After landing on a gravel road that currently doubles as a landing strip, commanders from the Department of Defense’s Innovative Readiness Training greeted Murkowski. They’ve been working for a decade to help build the new village.
It’s an in-kind donation that benefits the military by providing crucial training in building in harsh and remote conditions. Last month, several dozen soldiers from across the country frantically prepared for the Oct. 15 move-in of roughly 130 Newtok residents. Housed in temporary military barracks, one soldier from Houston told E&E News that it was a fun and rewarding assignment to spend the summer in remote Alaska.
Still to be completed: the interiors of 21 homes, and running water and sewer for the temporary school that will be housed in the gleaming new community center. The new power plant will arrive later this month. Also under construction is a "washeteria" — or communal laundering facility common in Alaska Native villages — as well as a water treatment facility and a health clinic.

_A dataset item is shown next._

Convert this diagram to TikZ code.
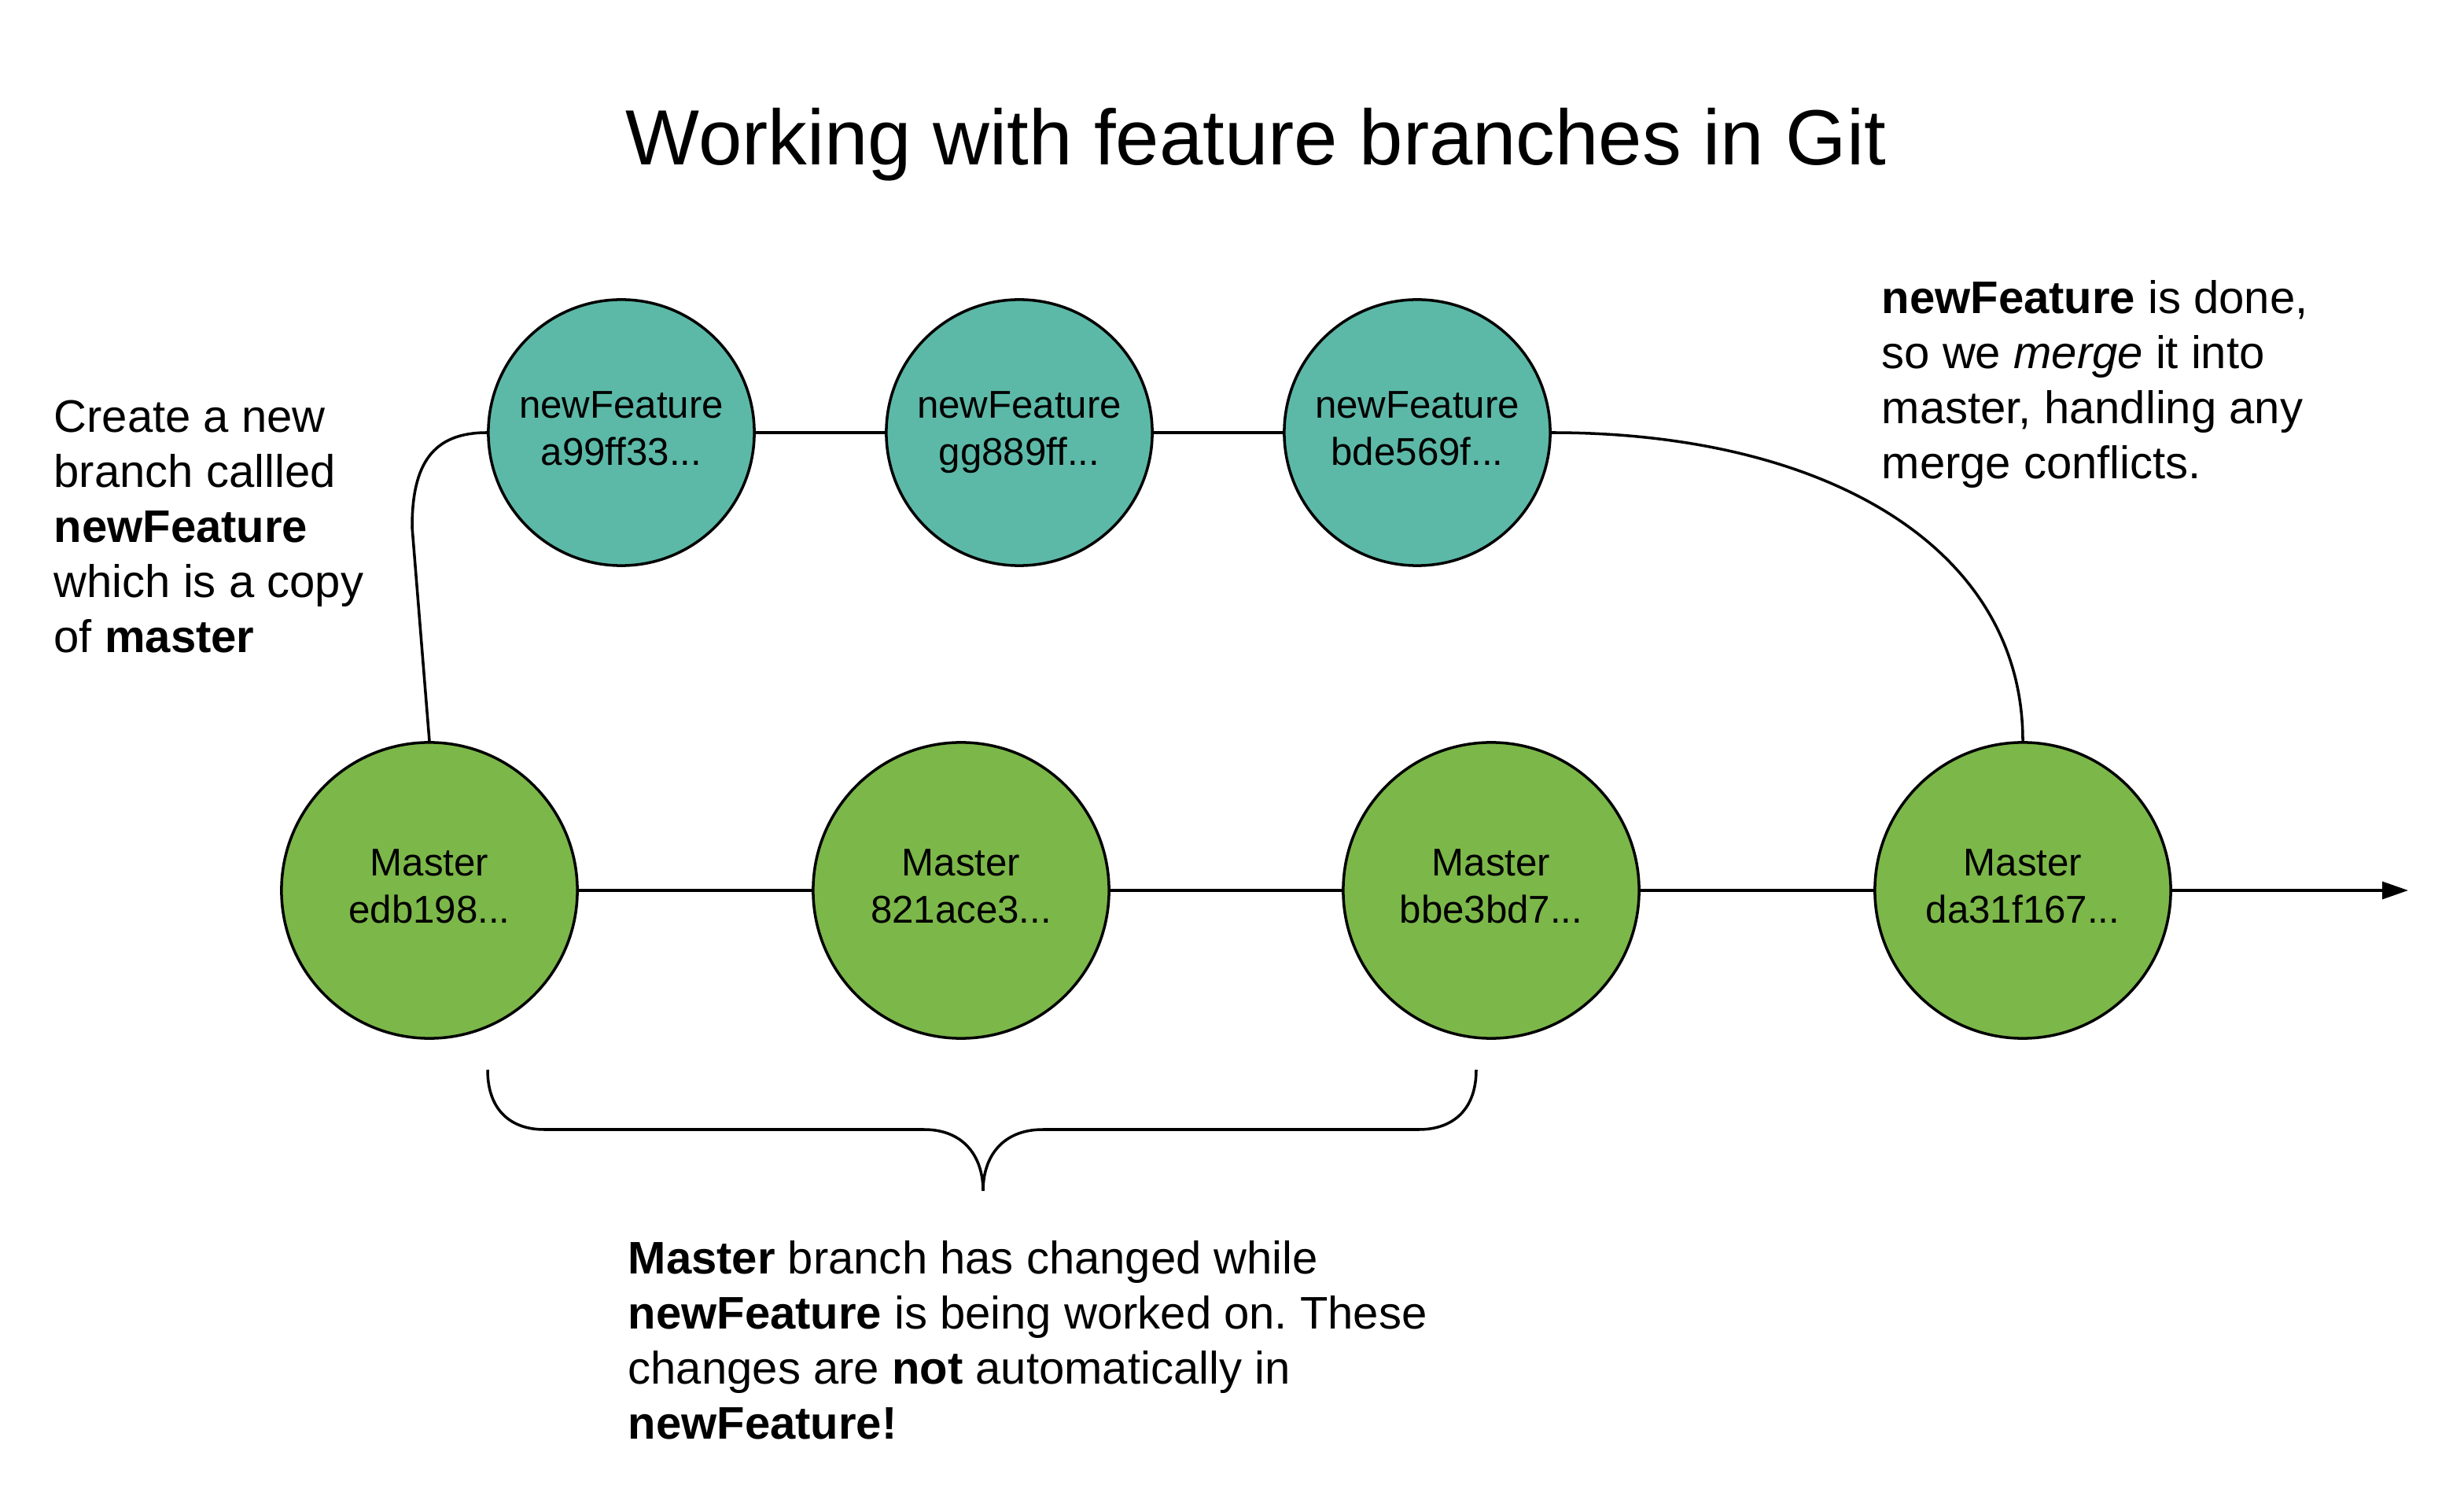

The contrast between the dilapidation at Newtok and the new construction at Mertarvik is striking. While Newtok’s buildings are decades-old, the housing at Mertarvik incorporates highly efficient designs from the Cold Climate Housing Research Center in Fairbanks, which designs structures for the harsh Alaska climate (Greenwire, Sept. 9, 2016).
Every home will have reliable power and eventually flushing toilets — a rare luxury in rural Alaska. Despite the workload, the commanders assured Murkowski everything would be ready when Newtok’s residents begin arriving.
As the small plane took off to return to Bethel, Murkowski recounted her efforts and those of the late Sen. Ted Stevens (R-Alaska) to transfer the land for Mertarvik from the Fish and Wildlife Service to the inhabitants of Newtok.
The bill, signed into law by President George W. Bush in 2003, was Murkowski’s first legislation enacted as a senator. A copy of it hangs in the general store in Newtok, along with photos of the Alaska delegation.
"It’s been an uphill fight," she said of Newtok’s quest for relocation. "And there’s 30 more villages."